I'd imagine OS notifications are fairly restrictive in terms of the sort of content they can contain, and they might be fairly obtrusive on some operating systems. Would they still pop up if Eclipse wasn't the foreground app? Could we make non-expiring notifications that stick around until acknowledged? How restrictive would they be.

A benefit of using OS notifications is that we'd get good platform look-and-feel everywhere and notifications from multiple apps would inter-operate smoothly. These would be pretty strong arguments in favor of using OS notifications if we can... but we'd have to understand their restrictions before we could understand how far we can rely on them in Eclipse.

You make a convincing argument.
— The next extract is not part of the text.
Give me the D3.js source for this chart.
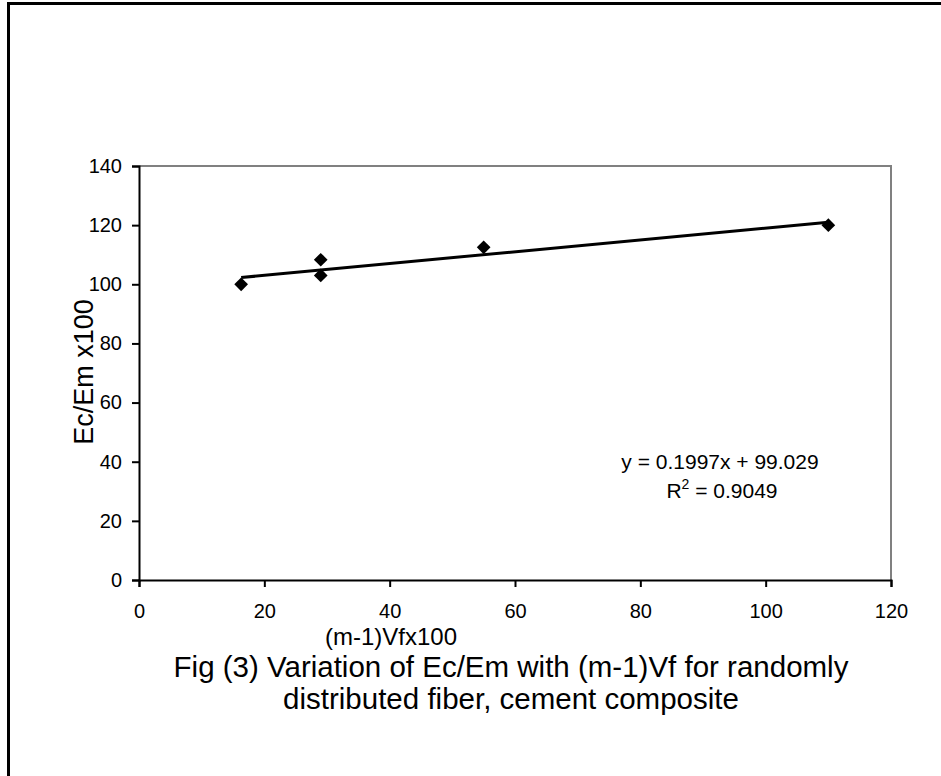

IMO, it would be worth prototyping something... or at least doing an analysis to understand what the notification capabilities would be if OS notifications would be if they were added to SWT. How hard would this be to do?

Also, no matter what sort of notifications we choose, we should establish some UI guidelines for opening notifications and we should publish them from day 1. If plugins start opening notifications for irrelevant stuff, users will get in the habit of dismissing them without reading them, making them useless. (I already do this for pretty much all mylyn notifications.)

I'd suggest some initial criteria:

High priority notifications (everyone sees these):
- Something the user initiated has completed, and that thing has output to show the user (besides "I'm done").
- A background operation requires user input to proceed (such as a confirmation or the password for the key store)
- Direct 1-to-1 IM from another human

Low priority notifications (Off by default. Users only see these if they explicitly opt in.)
- New software updates available
- Broadcast (1-to-many) messages from another human (mailing lists, bugs, forum posts)
- Incoming Email
- New content available

Banned notifications (Nobody should ever see these)
- Notifications related to automated syncing of information
- Messages that just say "this job has completed"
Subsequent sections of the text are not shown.